### [Task]
Report every line in the listing below where the string "React" shows up.

:: The input ::

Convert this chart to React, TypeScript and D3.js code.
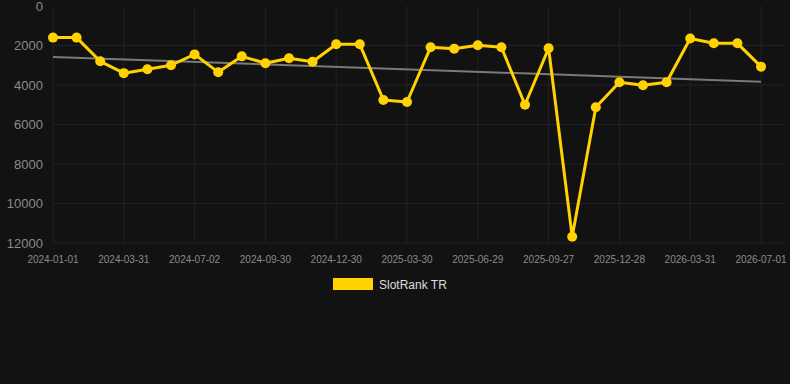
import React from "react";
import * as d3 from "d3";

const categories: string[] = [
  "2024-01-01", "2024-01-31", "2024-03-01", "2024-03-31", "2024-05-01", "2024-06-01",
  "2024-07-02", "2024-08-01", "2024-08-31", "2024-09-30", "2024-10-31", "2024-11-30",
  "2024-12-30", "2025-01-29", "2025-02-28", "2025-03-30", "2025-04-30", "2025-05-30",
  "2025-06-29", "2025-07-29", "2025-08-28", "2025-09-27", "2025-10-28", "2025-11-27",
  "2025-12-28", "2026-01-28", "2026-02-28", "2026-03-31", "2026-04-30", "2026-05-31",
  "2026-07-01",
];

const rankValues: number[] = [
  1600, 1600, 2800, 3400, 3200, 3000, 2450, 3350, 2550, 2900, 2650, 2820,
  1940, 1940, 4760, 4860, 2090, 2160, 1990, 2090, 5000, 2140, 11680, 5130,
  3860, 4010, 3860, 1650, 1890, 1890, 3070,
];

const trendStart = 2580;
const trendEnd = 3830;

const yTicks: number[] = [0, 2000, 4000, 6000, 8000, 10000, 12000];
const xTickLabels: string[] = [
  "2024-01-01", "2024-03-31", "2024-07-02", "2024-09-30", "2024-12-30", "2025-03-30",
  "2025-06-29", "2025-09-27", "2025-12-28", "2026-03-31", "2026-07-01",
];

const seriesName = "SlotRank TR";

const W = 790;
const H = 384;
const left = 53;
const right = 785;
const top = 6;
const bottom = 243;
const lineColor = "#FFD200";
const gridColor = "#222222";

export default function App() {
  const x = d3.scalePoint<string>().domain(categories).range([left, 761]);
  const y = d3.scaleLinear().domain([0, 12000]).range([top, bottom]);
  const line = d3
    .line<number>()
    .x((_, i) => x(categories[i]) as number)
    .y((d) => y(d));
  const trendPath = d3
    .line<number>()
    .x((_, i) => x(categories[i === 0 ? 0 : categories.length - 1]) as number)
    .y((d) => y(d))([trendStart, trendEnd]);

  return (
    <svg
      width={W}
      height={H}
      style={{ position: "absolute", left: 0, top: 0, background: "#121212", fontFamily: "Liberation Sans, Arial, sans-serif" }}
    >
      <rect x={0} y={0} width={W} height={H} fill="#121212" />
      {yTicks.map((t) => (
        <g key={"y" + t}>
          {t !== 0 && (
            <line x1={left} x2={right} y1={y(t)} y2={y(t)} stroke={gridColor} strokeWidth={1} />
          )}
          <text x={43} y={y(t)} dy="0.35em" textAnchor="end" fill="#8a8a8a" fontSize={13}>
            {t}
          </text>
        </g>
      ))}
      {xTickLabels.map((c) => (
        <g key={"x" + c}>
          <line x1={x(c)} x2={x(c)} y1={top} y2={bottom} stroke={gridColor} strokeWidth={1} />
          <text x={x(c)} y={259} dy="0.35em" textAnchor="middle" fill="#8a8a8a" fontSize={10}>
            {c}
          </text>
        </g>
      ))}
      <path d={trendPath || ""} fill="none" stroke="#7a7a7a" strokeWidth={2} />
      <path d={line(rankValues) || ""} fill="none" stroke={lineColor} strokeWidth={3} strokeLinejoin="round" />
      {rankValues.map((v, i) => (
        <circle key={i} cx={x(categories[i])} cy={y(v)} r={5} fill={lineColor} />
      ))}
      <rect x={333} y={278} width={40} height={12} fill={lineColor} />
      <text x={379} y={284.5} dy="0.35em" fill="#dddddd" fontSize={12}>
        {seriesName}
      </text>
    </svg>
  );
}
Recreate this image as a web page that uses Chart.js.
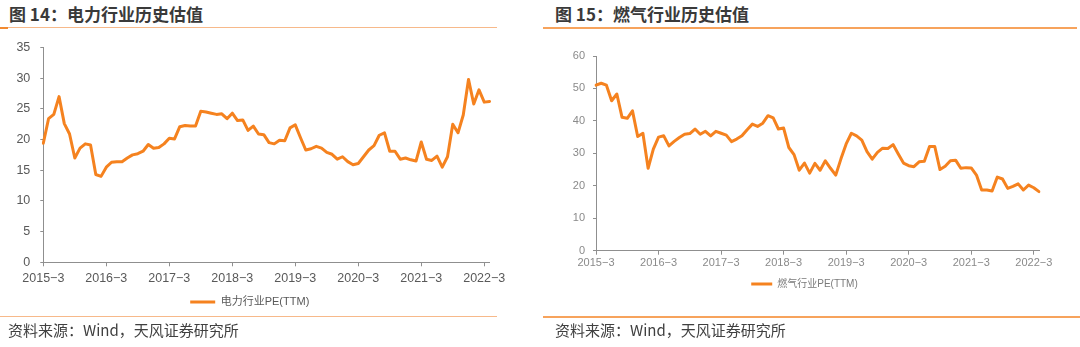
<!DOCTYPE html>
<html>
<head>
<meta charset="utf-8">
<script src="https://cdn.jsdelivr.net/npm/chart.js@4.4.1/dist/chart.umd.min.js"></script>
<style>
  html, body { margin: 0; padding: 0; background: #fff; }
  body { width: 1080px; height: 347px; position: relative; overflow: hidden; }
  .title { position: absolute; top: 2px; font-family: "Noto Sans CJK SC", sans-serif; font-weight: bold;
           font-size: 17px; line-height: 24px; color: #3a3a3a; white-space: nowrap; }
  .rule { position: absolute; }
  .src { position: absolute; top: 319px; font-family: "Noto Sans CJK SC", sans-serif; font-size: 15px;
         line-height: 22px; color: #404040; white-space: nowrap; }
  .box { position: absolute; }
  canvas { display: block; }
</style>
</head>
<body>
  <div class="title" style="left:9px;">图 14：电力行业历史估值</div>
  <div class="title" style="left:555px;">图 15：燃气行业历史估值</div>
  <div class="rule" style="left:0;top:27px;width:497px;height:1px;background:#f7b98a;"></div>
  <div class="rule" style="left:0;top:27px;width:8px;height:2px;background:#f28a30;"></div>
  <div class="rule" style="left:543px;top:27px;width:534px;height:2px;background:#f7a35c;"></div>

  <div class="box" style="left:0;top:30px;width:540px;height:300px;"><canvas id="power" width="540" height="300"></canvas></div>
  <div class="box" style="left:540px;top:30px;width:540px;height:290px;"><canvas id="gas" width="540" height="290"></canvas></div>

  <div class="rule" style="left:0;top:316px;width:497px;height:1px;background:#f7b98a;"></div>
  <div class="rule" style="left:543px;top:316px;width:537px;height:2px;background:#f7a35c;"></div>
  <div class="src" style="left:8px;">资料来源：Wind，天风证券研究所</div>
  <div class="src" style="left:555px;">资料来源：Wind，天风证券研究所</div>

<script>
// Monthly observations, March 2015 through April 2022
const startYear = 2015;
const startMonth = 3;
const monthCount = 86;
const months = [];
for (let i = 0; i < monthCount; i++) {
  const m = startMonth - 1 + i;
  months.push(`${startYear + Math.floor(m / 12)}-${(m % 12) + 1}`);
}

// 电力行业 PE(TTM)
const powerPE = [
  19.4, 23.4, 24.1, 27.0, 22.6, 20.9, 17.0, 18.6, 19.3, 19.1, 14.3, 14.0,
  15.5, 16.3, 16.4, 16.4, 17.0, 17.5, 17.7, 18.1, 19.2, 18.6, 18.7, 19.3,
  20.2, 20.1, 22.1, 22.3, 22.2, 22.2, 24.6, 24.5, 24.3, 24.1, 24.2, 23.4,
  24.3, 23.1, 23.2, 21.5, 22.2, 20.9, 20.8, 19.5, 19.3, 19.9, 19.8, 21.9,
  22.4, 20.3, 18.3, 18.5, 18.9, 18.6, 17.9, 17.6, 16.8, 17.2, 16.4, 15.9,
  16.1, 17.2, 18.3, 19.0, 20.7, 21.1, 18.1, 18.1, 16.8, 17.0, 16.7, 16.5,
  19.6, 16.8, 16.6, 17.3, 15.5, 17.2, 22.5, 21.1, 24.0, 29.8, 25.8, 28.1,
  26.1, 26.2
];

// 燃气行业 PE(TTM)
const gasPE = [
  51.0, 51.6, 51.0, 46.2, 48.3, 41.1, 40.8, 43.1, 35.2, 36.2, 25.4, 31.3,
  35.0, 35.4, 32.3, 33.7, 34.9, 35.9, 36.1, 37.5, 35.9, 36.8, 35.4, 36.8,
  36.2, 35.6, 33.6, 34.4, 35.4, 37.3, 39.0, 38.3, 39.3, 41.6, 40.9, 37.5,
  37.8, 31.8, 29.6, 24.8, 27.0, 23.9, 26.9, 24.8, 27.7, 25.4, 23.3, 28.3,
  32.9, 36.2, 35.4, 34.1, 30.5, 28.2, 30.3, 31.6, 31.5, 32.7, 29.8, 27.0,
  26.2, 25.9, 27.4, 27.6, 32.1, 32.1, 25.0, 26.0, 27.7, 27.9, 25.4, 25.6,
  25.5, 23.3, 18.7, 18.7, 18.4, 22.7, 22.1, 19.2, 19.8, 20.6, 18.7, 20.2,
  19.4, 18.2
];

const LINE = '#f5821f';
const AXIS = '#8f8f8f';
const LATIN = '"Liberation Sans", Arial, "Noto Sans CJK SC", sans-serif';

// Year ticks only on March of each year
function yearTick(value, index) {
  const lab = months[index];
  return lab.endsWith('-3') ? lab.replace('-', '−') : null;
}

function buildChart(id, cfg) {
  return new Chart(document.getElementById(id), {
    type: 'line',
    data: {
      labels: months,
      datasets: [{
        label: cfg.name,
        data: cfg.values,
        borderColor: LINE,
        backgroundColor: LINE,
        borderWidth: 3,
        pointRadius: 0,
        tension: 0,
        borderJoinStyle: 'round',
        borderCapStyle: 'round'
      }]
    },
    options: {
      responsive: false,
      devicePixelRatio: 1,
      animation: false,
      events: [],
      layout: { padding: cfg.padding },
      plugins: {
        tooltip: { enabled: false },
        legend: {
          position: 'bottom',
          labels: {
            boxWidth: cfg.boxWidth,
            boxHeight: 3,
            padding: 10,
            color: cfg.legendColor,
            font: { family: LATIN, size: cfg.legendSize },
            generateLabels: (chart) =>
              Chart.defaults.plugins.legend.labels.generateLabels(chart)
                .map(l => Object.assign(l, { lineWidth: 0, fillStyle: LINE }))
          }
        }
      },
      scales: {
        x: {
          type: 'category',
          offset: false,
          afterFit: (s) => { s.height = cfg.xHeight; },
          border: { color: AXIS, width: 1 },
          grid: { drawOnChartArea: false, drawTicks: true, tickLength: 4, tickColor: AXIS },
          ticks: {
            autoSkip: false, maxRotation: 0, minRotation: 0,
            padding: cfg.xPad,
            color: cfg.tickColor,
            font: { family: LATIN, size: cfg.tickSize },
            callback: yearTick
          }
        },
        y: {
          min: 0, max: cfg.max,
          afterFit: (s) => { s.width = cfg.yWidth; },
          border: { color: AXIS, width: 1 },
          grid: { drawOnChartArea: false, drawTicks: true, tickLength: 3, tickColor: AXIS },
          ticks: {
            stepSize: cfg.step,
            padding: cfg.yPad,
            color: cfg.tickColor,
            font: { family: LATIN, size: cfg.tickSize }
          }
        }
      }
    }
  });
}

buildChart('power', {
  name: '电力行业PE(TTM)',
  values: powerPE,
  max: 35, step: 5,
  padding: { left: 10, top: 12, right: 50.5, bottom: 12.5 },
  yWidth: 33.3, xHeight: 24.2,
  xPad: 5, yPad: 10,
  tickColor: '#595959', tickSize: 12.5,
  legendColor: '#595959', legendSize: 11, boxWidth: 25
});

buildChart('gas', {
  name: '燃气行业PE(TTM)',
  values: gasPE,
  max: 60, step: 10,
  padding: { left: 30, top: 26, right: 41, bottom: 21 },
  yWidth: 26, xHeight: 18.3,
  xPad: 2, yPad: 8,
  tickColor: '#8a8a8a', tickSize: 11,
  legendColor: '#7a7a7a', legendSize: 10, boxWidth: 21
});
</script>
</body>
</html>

:::

### [Correct output]
Convert this chart to React, TypeScript and D3.js code.
import React from "react";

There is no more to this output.